Efficient and effective public service delivery is a necessity for citizens’ well-being (Armah- Attoh, 2015). However, in Africa, access to quality public services remains a challenge. According to the Mo Ibrahim Foundation )2018), “the average African public service displays a lack of capacity, … with higher costs than in other regions and large country disparities.” In the Gambia, prominent human-rights activist Madi Jobarteh (2017) has criticized public service delivery as “incredibly inefficient.”

Since the defeat of former President Yahya Jammeh in the December 2016 election and the liberalization of the political environment, Gambians have grown bolder in demanding quality public services. For example, in November 2017, a group of activists using the hashtag #OccupyWestfield organized a march to protest poor water and electricity services (Touray, 2017). In March 2018, Gambian doctors in public hospitals embarked on a sit-down strike to demand health-service and Ministry of Health reforms as well as the resignation of the thenminister of health, who had blamed service-delivery problems in part on doctors stealing medicines to sell them in their private pharmacies (Camara & Ceesay, 2018; Sarr, 2018). In September, teachers followed with a strike for better remuneration (Jawo, 2018).

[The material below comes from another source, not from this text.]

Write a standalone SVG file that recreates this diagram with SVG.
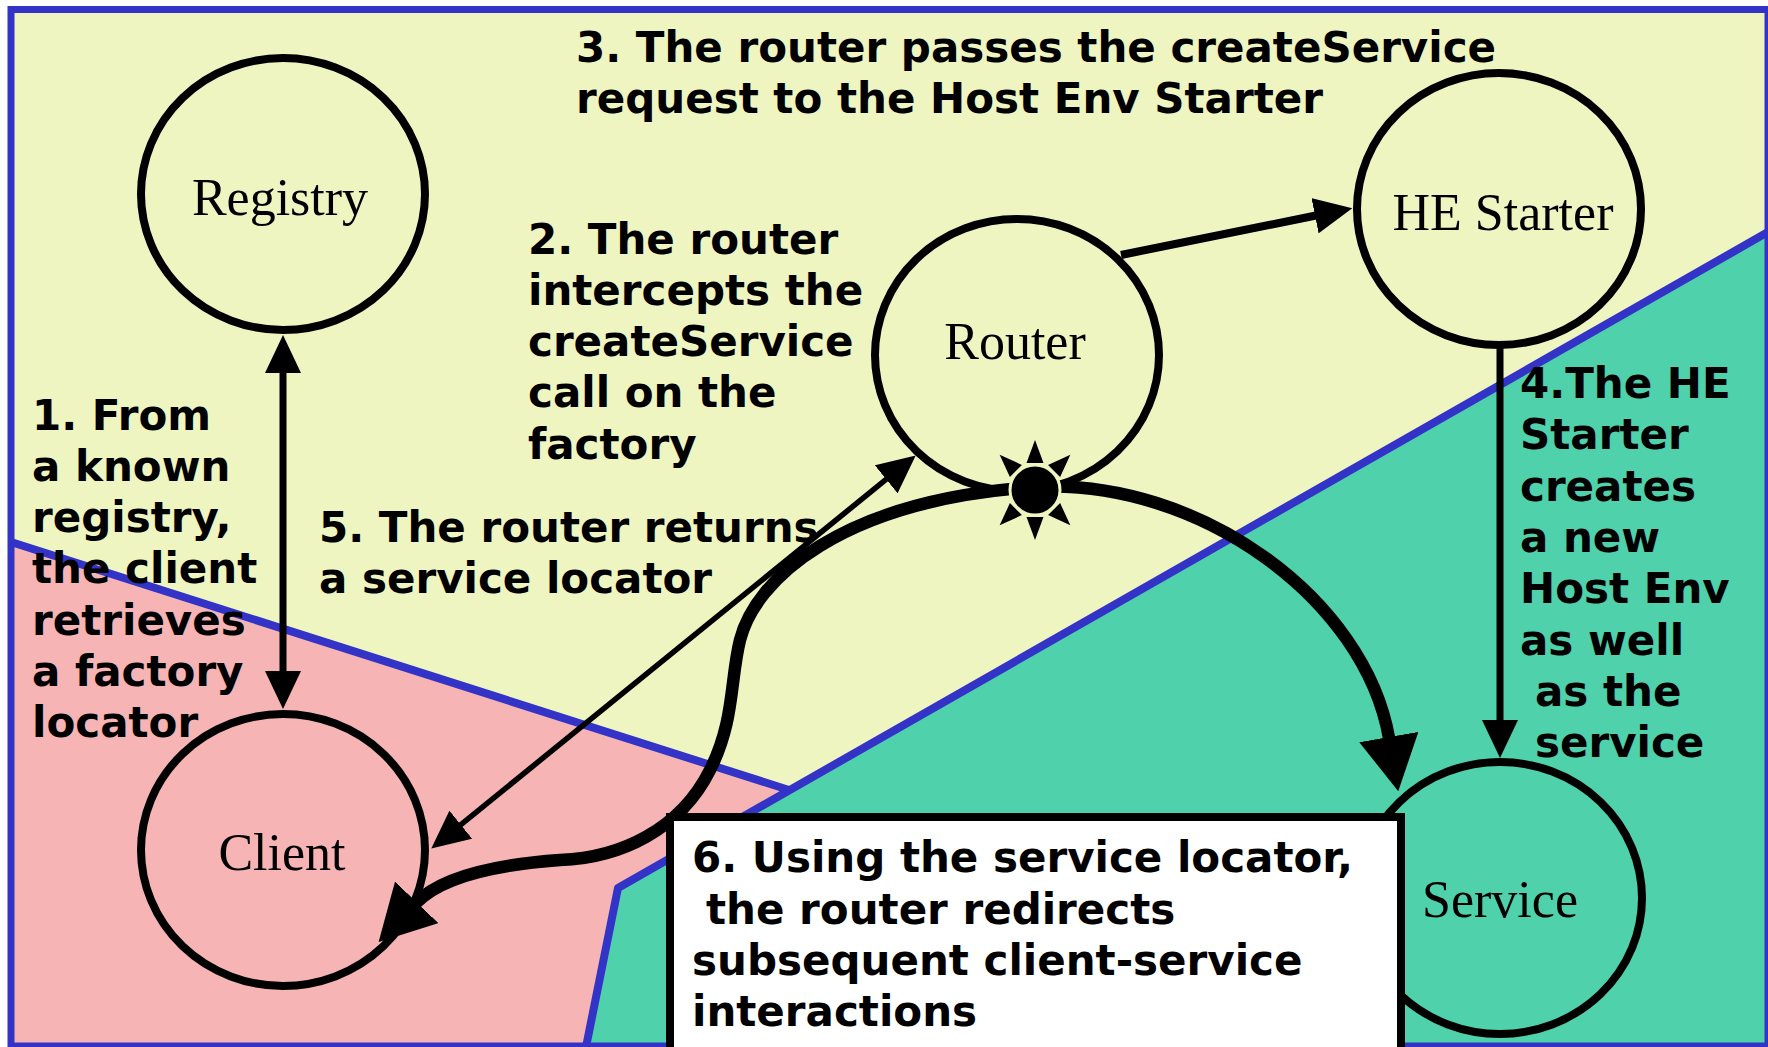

While the protest was quelled by the police (Fatu Network, 2017a, 2017b) and doctors and teachers returned to work within a month, these events have highlighted popular dissatisfaction with public service delivery in post-Jammeh Gambia.

This dispatch analyzes Gambians’ perceptions and experiences with regard to major public services that citizens want their government to prioritize: Health care, infrastructure (including water and electricity supply), education, and security. Findings from Afrobarometer’s 2018 survey show that while citizens are appreciative of the government’s efforts, many are going without needed medical care and lack access to reliable electricity, not to mention sanitation. Views are mixed on whether personal security is improving, and a majority say police assistance is difficult to obtain.